_The exercise:_ Locate every line in the material below that has the word "with". Copy each of those lines.

(Dataset records)
————

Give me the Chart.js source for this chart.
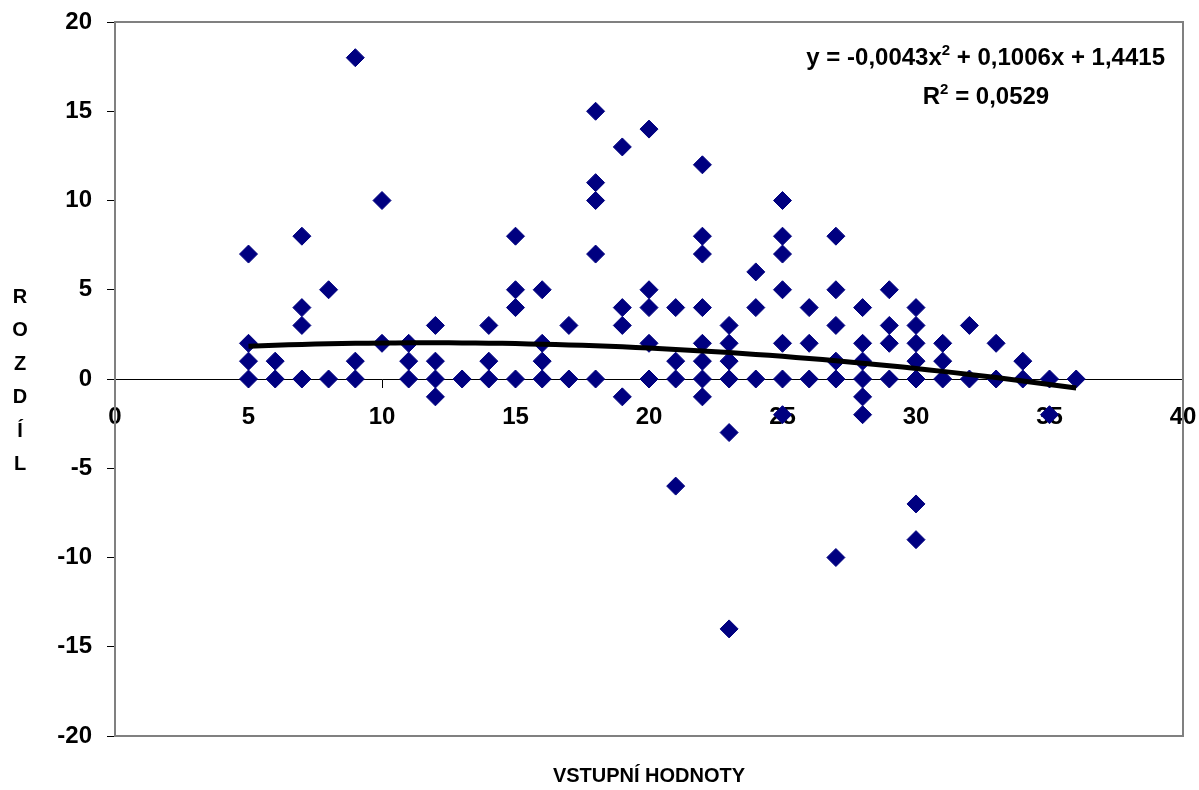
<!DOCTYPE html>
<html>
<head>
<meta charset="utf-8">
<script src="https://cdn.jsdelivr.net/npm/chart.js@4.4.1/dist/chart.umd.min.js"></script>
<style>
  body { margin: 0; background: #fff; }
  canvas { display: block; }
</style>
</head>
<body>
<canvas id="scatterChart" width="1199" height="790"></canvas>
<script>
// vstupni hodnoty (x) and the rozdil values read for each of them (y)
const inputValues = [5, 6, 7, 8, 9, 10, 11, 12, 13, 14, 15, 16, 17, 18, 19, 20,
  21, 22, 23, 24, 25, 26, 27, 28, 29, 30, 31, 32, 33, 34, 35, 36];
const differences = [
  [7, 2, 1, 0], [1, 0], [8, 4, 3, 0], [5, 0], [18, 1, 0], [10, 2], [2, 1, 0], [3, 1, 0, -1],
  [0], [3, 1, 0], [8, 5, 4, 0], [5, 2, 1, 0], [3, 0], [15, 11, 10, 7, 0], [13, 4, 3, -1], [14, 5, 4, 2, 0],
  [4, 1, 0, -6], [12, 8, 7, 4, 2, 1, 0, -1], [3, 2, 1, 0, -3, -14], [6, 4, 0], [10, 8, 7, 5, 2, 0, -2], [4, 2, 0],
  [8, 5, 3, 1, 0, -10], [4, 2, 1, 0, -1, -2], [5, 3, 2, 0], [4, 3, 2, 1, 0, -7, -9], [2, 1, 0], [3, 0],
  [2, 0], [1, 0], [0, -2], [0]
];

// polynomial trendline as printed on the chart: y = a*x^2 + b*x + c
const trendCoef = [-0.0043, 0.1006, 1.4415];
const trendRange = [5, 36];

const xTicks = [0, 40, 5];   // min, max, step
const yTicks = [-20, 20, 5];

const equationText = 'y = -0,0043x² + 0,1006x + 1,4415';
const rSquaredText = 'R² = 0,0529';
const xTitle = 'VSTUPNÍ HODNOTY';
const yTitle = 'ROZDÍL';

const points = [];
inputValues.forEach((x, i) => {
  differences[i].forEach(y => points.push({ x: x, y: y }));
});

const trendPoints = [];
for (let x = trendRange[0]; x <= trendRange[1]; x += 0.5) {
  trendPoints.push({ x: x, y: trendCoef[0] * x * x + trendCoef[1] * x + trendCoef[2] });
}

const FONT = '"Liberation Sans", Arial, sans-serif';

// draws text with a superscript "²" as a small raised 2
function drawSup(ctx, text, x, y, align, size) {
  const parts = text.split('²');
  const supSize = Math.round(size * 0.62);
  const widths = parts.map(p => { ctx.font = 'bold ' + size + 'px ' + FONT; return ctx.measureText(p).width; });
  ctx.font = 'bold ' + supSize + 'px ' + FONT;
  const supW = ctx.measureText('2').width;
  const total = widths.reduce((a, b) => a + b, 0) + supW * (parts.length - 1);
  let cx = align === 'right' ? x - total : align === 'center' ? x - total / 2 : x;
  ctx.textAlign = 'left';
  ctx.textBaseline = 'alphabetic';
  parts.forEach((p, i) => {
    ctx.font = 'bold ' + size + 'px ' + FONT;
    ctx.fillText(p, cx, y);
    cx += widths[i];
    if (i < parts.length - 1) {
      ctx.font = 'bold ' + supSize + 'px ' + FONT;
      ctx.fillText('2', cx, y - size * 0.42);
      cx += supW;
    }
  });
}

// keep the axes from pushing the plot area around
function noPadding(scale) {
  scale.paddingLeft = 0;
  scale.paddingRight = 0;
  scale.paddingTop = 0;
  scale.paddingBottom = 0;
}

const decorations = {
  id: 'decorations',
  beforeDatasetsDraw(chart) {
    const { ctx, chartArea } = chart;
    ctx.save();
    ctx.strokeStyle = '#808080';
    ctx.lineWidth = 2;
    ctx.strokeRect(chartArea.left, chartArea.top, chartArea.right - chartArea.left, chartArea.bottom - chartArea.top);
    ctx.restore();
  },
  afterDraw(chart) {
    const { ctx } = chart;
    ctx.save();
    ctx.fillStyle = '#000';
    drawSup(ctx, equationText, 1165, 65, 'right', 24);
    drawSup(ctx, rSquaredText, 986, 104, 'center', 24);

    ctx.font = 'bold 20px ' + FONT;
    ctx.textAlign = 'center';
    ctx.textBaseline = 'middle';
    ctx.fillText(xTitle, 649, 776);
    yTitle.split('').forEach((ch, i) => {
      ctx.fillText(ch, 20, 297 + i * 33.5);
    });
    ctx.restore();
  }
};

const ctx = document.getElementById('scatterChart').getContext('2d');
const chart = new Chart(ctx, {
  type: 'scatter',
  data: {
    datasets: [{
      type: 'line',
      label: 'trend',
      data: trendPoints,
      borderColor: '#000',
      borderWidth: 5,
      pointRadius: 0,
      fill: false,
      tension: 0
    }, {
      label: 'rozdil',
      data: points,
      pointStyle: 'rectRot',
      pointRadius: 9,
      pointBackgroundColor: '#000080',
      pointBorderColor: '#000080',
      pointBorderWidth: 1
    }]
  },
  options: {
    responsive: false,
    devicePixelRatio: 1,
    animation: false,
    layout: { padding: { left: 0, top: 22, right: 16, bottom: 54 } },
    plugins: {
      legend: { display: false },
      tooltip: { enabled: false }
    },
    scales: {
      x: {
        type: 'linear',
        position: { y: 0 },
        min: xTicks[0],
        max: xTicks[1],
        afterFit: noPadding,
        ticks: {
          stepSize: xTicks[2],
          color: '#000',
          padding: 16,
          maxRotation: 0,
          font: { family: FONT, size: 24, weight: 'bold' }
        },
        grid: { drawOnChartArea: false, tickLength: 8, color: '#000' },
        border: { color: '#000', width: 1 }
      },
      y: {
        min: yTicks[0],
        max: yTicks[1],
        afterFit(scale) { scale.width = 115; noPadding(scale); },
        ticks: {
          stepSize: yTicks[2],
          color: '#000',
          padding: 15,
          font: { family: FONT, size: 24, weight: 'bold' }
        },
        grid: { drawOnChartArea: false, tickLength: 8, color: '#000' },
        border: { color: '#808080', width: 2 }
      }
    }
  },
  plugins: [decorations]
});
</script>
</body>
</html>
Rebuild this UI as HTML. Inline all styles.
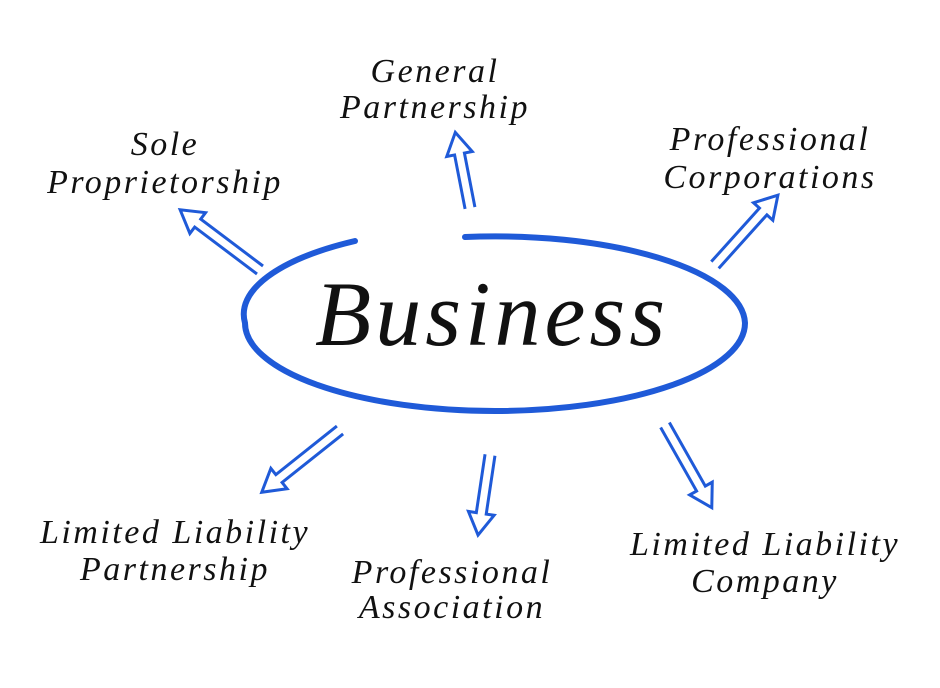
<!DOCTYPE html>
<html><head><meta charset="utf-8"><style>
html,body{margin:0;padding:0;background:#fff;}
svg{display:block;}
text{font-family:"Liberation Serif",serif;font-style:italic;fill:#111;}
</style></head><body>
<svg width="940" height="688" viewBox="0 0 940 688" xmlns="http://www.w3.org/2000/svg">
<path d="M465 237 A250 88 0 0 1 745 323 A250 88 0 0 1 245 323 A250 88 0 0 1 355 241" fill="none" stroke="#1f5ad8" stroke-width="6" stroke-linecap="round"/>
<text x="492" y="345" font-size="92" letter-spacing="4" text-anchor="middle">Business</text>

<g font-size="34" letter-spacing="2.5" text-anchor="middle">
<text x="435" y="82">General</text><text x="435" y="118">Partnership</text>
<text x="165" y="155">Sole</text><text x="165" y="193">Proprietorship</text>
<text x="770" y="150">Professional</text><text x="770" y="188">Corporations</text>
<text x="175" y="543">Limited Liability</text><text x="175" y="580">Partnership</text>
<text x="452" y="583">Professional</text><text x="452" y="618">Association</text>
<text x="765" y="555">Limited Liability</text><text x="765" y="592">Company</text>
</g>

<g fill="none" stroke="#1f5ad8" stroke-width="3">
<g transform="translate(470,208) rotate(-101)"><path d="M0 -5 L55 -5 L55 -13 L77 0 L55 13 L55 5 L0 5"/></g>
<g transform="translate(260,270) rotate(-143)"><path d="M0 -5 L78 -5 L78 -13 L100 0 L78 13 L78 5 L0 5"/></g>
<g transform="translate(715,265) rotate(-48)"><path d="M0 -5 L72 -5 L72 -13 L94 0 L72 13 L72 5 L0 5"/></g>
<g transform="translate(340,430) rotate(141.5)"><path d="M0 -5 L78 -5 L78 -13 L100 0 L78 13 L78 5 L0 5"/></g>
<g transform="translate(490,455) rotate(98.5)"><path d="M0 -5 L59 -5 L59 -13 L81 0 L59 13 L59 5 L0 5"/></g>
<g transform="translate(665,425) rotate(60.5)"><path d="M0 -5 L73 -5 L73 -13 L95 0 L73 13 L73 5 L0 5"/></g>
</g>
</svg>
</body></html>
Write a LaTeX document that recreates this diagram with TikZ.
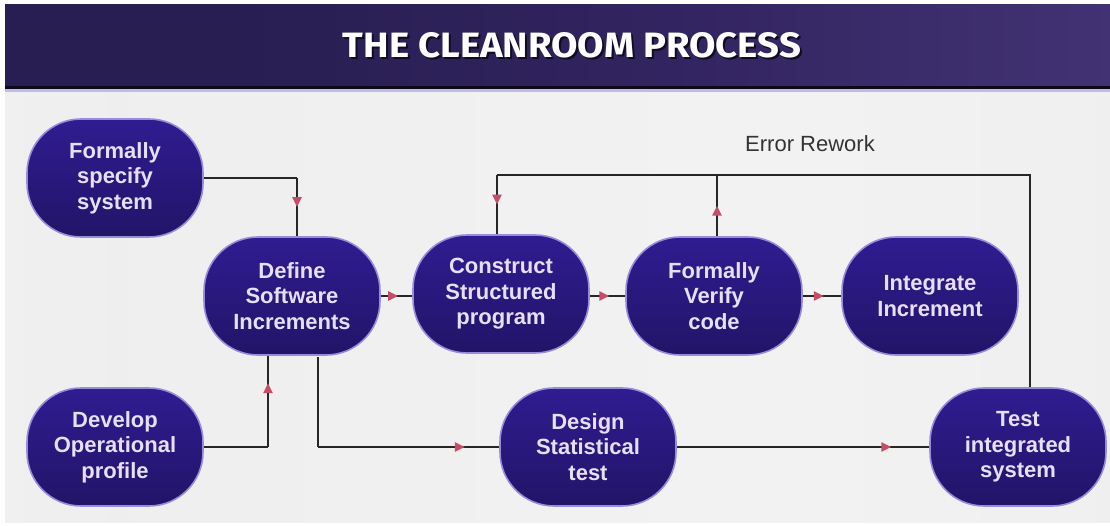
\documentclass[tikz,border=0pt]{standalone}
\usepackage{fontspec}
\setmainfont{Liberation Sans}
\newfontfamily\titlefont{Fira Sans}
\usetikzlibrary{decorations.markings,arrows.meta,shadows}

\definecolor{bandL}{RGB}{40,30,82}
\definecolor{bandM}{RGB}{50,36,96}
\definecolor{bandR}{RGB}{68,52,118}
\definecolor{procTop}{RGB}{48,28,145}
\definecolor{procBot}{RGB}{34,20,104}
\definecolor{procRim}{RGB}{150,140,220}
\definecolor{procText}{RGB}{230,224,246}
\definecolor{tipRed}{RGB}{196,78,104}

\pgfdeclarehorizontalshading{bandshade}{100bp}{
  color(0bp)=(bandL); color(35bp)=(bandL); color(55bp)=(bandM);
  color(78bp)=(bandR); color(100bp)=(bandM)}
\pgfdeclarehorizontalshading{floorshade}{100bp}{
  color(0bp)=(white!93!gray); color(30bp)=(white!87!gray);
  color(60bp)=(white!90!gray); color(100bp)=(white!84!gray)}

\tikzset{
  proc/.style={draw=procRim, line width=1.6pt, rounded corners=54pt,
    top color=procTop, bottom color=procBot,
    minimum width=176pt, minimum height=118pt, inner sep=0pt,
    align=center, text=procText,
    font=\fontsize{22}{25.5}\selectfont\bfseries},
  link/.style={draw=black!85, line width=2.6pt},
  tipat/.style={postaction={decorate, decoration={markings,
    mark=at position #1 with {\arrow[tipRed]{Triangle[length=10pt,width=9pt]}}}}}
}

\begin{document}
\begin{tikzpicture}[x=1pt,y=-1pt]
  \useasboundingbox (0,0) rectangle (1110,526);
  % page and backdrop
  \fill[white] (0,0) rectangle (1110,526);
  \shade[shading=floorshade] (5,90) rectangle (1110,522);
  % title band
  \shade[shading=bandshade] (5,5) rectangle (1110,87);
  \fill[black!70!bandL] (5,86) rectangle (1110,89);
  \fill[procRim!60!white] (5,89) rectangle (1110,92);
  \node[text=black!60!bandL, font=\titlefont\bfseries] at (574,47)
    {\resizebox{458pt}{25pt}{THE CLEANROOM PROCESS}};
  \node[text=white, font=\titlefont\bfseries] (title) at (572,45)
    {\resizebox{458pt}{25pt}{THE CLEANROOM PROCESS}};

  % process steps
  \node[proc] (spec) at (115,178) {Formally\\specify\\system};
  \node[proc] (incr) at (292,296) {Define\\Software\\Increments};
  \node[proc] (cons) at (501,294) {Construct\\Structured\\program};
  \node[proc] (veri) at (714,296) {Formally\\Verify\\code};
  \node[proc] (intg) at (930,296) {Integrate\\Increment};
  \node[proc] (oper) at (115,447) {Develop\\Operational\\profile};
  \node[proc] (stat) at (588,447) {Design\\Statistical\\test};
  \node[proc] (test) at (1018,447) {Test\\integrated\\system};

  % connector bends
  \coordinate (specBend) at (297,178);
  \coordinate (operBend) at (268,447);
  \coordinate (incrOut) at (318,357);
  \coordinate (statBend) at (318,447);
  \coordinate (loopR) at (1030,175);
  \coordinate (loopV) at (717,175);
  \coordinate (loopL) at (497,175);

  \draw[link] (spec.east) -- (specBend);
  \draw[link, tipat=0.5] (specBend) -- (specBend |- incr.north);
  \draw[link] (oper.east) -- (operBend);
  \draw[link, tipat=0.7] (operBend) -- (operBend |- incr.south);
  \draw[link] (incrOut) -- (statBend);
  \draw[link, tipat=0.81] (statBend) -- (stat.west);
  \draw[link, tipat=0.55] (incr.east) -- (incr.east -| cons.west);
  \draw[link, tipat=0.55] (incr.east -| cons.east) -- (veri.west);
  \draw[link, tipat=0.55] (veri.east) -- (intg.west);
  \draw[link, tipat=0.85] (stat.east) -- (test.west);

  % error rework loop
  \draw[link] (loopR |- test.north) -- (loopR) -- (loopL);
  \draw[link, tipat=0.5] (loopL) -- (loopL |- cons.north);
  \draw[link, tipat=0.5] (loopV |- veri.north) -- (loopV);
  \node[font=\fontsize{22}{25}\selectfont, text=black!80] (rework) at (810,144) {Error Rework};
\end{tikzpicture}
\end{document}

————

_Result:_
// draws text with a superscript "²" as a small raised 2
Write a LaTeX document that recreates this diagram with TikZ.
    mark=at position #1 with {\arrow[tipRed]{Triangle[length=10pt,width=9pt]}}}}}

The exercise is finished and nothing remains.